One of the adolescent boys in the treatment program, being treated for drug abuse, was Jason.  Jason was adopted by the preacher from the local Unitarian Church in Brownsville, TX.   Jason was 17 years old.  That same family also adopted two girls who were biological sisters to one another.   Kathy, and Abby.   Kathy was 16 and Abby was 12.  Both girls were involved seperately in the family support groups that I was running.   Jason, Kathy, and Abby were tightly bonded to one another.  Each cared deeply for the other and all acted as protectors of one another.

One evening, after one of the family support group sessions which we held at Our Lady of Guadalupe church in Brownsville, Kathy, the eldest girl pulled me aside to speak with me.  She told me she had something she needed to speak with me about and was visibly upset.   As we sat down and began talking, she started to disclose to me horrific events which were taking place in her home and had been taking place for years.

As the conversation opened up to this topic, i asked for Kathy's consent to involve another female counselor as a witness.  She consented.  Kathy went on to disclose a pattern of rape which was being perpetrated by her adopted father which would take place nearly daily.   Kathy described the cycle as one where, when she was showering in her bathroom, her adopted father would demand that she she bring a condom with her into the shower, which he would use as he would rape her in that shower.  She described these events with horrific detail and emotion.   She stated that her mother suspects that something was happening but that neither of her siblings had any awareness and that her mission was to protect her younger sibling from experiencing these horrors.  With her imminent graduation in the coming year and the possibility of leaving home, she had justified fears that, once she was gone, these acts would be perpetrated upon her younger sister.

About midway through her report of this, as we were seated in a windowed room of the church, looking out at the parking lot, we saw her "father" drive up, waiting to pick up the kids from that evening's session. Jason and Abby went to the car.   Kathy's "father" could see the three of us talking inside the church and could see that Kathy was crying.  It must have been obvious to him that something was being reported to us.  He stepped out of his vehicle and stood beside it, glaring in our direction.   Kathy was crying and shaking and repeated over and over again how she feared for her little sister's well being.  She refused our offer to contact the police on the spot and shortly therafter, left with her family.
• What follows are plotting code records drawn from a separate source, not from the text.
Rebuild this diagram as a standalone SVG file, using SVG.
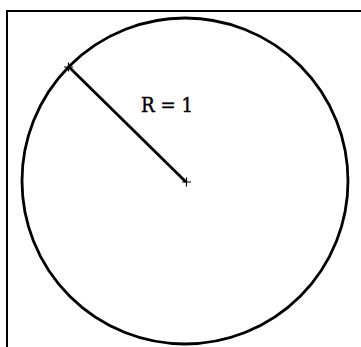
<svg xmlns="http://www.w3.org/2000/svg" width="361" height="347" viewBox="0 0 361 347">
<style>
.ln{stroke:#000;fill:none;stroke-linecap:butt}
.lbl{font-family:"DejaVu Serif","Liberation Serif",serif;font-size:20px;fill:#000;stroke:#000;stroke-width:0.45}
</style>
<rect width="361" height="347" fill="#fff"/>
<g id="frame">
<path class="ln" stroke-width="2" d="M7,347 V11 H361"/>
</g>
<g id="circle">
<circle class="ln" cx="185" cy="181" r="163" stroke-width="2.8"/>
</g>
<g id="connectors">
<line class="ln" x1="69" y1="67" x2="186" y2="182" stroke-width="2.8"/>
</g>
<g id="center">
<path class="ln" stroke-width="1.2" d="M182,182 H191 M186.5,177.5 V186.5"/>
</g>
<g id="edge-point">
<path class="ln" stroke-width="1.2" d="M64,67 H73 M68.5,62.5 V71.5"/>
</g>
<g id="label">
<text class="lbl" x="141" y="112" textLength="52" lengthAdjust="spacingAndGlyphs">R = 1</text>
</g>
</svg>
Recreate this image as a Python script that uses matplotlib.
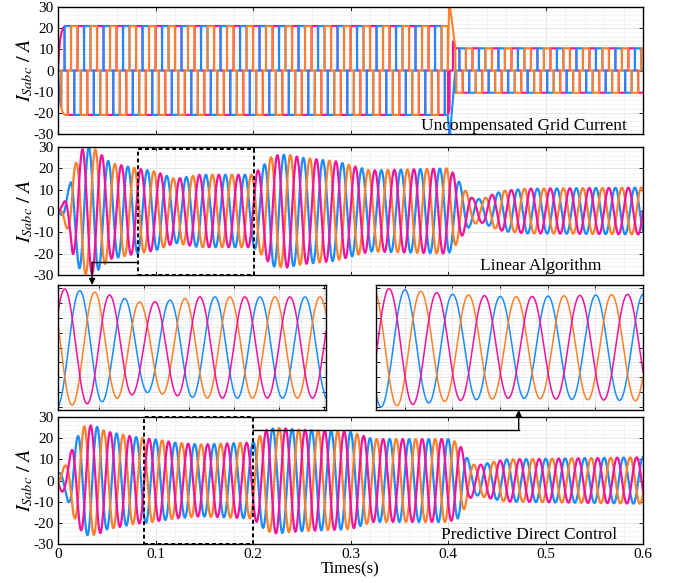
import numpy as np
import matplotlib
matplotlib.use('Agg')
import matplotlib.pyplot as plt
from matplotlib.patches import Rectangle, FancyArrowPatch
from matplotlib.lines import Line2D
from matplotlib.ticker import MultipleLocator

plt.rcParams['font.family'] = ['Liberation Serif', 'DejaVu Serif']
plt.rcParams['mathtext.fontset'] = 'stix'
plt.rcParams['axes.unicode_minus'] = False

# ---- values ----
f_grid = 50.0                      # Hz
c_a, c_b, c_c = '#f0139e', '#1a8cff', '#ff7f2a'   # magenta, blue, orange

# uncompensated grid current: 120 deg blocks, plateau level over time
unc_t = [0, 0.001, 0.002, 0.0035, 0.005, 0.007, 0.3998, 0.4075, 0.6]
unc_amp = [0, 8, 14, 18, 20, 21, 21, 10.5, 10.5]
unc_phase = 30        # deg, phase a at t=0
unc_shift = 270       # deg, phase jump at the load step
spike_t_c = [0.3998, 0.4012, 0.4075]
spike_c = [0, 33, 11]
spike_t_b = [0.3998, 0.4015, 0.4075]
spike_b = [-21, -33, 0]

# linear algorithm: peak envelope
lin_t = [0, 0.005, 0.008, 0.012, 0.015, 0.019, 0.022, 0.025, 0.031, 0.038, 0.054,
         0.08, 0.1, 0.12, 0.145, 0.2, 0.21, 0.22, 0.235, 0.25, 0.285, 0.32, 0.36,
         0.4, 0.405, 0.417, 0.425, 0.435, 0.447, 0.457, 0.48, 0.6]
lin_amp = [0, 3, 7, 12, 20, 23, 27, 29, 30, 29, 22.5,
           20, 18.5, 15, 17, 17, 21, 26, 26.5, 25, 23.3, 19, 19.5,
           20, 18, 10, 6, 5.5, 8, 9.5, 10.5, 11]
lin_phase = 0

# predictive direct control: peak envelope
pdc_t = [0, 0.0085, 0.012, 0.0153, 0.022, 0.027, 0.034, 0.043, 0.048, 0.077, 0.1,
         0.12, 0.145, 0.197, 0.2, 0.207, 0.214, 0.224, 0.248, 0.3, 0.323, 0.4,
         0.41, 0.417, 0.422, 0.429, 0.443, 0.46, 0.6]
pdc_amp = [3, 7.8, 11.7, 16.3, 22.5, 25.7, 26, 25, 23.3, 20.7, 19.4,
           17.9, 17, 17.9, 18, 21, 24, 25, 24, 23, 19.6, 19.6,
           18, 13.3, 8.5, 7, 8.5, 10, 11]
pdc_phase = 207

lin_zoom = (0.082, 0.201)
pdc_zoom = (0.088, 0.200)
panel_titles = ['Uncompensated Grid Current', 'Linear Algorithm', 'Predictive Direct Control']
title_pos = [(0.973, 0.03), (0.928, 0.04), (0.955, 0.04)]

t = np.arange(0, 0.6, 2e-5)
w = 2 * np.pi * f_grid


def three_phase(env_t, env_a, phase_deg):
    env = np.interp(t, env_t, env_a)
    ph = np.deg2rad(phase_deg)
    a = env * np.sin(w * t + ph)
    b = env * np.sin(w * t + ph - 2 * np.pi / 3)
    c = env * np.sin(w * t + ph + 2 * np.pi / 3)
    return a, b, c


def blocks(theta):
    s = np.sin(theta)
    return np.clip((s - 0.5) / 0.03, 0, 1) - np.clip((-s - 0.5) / 0.03, 0, 1)


# uncompensated current
env_u = np.interp(t, unc_t, unc_amp)
th = w * t + np.deg2rad(unc_phase) + np.where(t >= 0.4, np.deg2rad(unc_shift), 0)
ua = env_u * blocks(th)
ub = env_u * blocks(th - 2 * np.pi / 3)
uc = env_u * blocks(th + 2 * np.pi / 3)
m = (t >= spike_t_c[0]) & (t <= spike_t_c[-1])
uc[m] = np.interp(t[m], spike_t_c, spike_c)
m = (t >= spike_t_b[0]) & (t <= spike_t_b[-1])
ub[m] = np.interp(t[m], spike_t_b, spike_b)

la, lb, lc = three_phase(lin_t, lin_amp, lin_phase)
pa, pb, pc = three_phase(pdc_t, pdc_amp, pdc_phase)

W, H = 676, 583
fig = plt.figure(figsize=(W / 100, H / 100), dpi=100)


def px_axes(x0, y0, x1, y1):
    return fig.add_axes([x0 / W, 1 - y1 / H, (x1 - x0) / W, (y1 - y0) / H])


ax_top = px_axes(58, 7, 643, 134)
ax_mid = px_axes(58, 147, 643, 275)
ax_bot = px_axes(58, 417, 643, 544)
ax_in1 = px_axes(58, 285, 326, 410)
ax_in2 = px_axes(376, 285, 643, 410)


def grid_style(ax, xmaj, xmin, ymaj, ymin):
    ax.xaxis.set_major_locator(MultipleLocator(xmaj))
    ax.xaxis.set_minor_locator(MultipleLocator(xmin))
    ax.yaxis.set_major_locator(MultipleLocator(ymaj))
    ax.yaxis.set_minor_locator(MultipleLocator(ymin))
    ax.tick_params(which='major', direction='in', top=True, right=True, length=3,
                   width=0.6, labelsize=11, pad=3)
    ax.tick_params(which='minor', length=0)
    ax.grid(which='major', color='#dcdcdc', lw=0.5)
    ax.grid(which='minor', color='#f0f0f0', lw=0.5)
    ax.set_axisbelow(True)
    for sp in ax.spines.values():
        sp.set_linewidth(1.0)


for ax, (a, b, c), title, pos in zip([ax_top, ax_mid, ax_bot],
                                     [(ua, ub, uc), (la, lb, lc), (pa, pb, pc)],
                                     panel_titles, title_pos):
    if ax is ax_top:
        ax.plot(t, a, color=c_a, lw=1.5)
        ax.plot(t, b, color=c_b, lw=1.5)
        ax.plot(t, c, color=c_c, lw=1.5)
    else:
        ax.plot(t, b, color=c_b, lw=1.6)
        ax.plot(t, c, color=c_c, lw=1.6)
        ax.plot(t, a, color=c_a, lw=1.6)
    ax.set_xlim(0, 0.6)
    ax.set_ylim(-30, 30)
    grid_style(ax, 0.1, 0.02, 10, 2)
    ax.set_ylabel(r'$I_{Sabc}\ /\ A$', fontsize=14.5, labelpad=-1)
    ax.text(pos[0], pos[1], title, transform=ax.transAxes, ha='right', va='baseline',
            fontsize=12.5)
    if ax is not ax_bot:
        ax.tick_params(labelbottom=False)

ax_bot.set_xticks([0, 0.1, 0.2, 0.3, 0.4, 0.5, 0.6])
ax_bot.set_xticklabels(['0', '0.1', '0.2', '0.3', '0.4', '0.5', '0.6'])
ax_bot.set_xlabel('Times(s)', fontsize=12, labelpad=0)

# zoomed insets
for ax, (a, b, c), win in zip([ax_in1, ax_in2], [(la, lb, lc), (pa, pb, pc)],
                              [lin_zoom, pdc_zoom]):
    ax.plot(t, b, color=c_b, lw=1.1)
    ax.plot(t, c, color=c_c, lw=1.1)
    ax.plot(t, a, color=c_a, lw=1.1)
    ax.set_xlim(*win)
    ax.set_ylim(-21, 21)
    grid_style(ax, 0.02, 0.005, 5, 1)
    ax.tick_params(labelbottom=False, labelleft=False)

# dashed zoom boxes
for ax, win, hgt in [(ax_mid, lin_zoom, 0.985), (ax_bot, pdc_zoom, 1.0)]:
    ax.add_patch(Rectangle((win[0], 0), win[1] - win[0], hgt,
                           transform=ax.get_xaxis_transform(), fill=False,
                           ls=(0, (2, 1.5)), lw=1.4, color='k', clip_on=False, zorder=5))

to_fig = fig.transFigure.inverted()


def fig_xy(ax, x, y):
    return to_fig.transform(ax.transData.transform((x, y)))


# connector from the linear box to the left inset
p0 = fig_xy(ax_mid, lin_zoom[0], -24)
p1 = fig_xy(ax_mid, 0.035, -24)
p2 = (p1[0], to_fig.transform(ax_in1.transAxes.transform((0, 1)))[1])
fig.add_artist(Line2D([p0[0], p1[0]], [p0[1], p1[1]], transform=fig.transFigure,
                      color='k', lw=1))
fig.add_artist(FancyArrowPatch(p1, p2, transform=fig.transFigure, arrowstyle='-|>',
                               mutation_scale=9, color='k', lw=1, shrinkA=0, shrinkB=0))

# connector from the PDC box to the right inset
q0 = fig_xy(ax_bot, pdc_zoom[1], 24)
q1 = fig_xy(ax_bot, 0.4725, 24)
q2 = (q1[0], to_fig.transform(ax_in2.transAxes.transform((0, 0)))[1])
fig.add_artist(Line2D([q0[0], q1[0]], [q0[1], q1[1]], transform=fig.transFigure,
                      color='k', lw=1))
fig.add_artist(FancyArrowPatch(q1, q2, transform=fig.transFigure, arrowstyle='-|>',
                               mutation_scale=9, color='k', lw=1, shrinkA=0, shrinkB=0))

fig.savefig('out.png', dpi=100, facecolor='white')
The case was reported to DCF (Department of Children and Families) and they approached Kathy at her school the next day.   They reported to us that Kathy had refused to corroborate our report and refused to make any further statement.  Neither Jason, Kathy, nor Abby were heard from again in our treatment program and our attempts to reach them were not successful.

About a year later, we found out that the brother, Jason, became aware of what Kathy was being subjected to, assaulted the "father" of this family, severely, and had been arrested (Jason) as a result.   That was the last we ever heard of this case.

There will always be speculation as to whether or not the abuse in that family ever stopped (it likely did not) or if it progressed to the younger sister at some point (it likely would have) or of any of the family members failed to even survive this, in the most literal sense.

As was said at the outset of this post, it's being written because it's important to know.  It's important for someone who is also the victim of such things, in this present day and time, to know that there is a "way out".  There is hope to stopping this kind of horror.   The case of these three children had an impact on me, both personally and professionally, and will also be part of my paradigm.   I hope daily, that those kids, now adults, found a way "out" and are prospering as adults.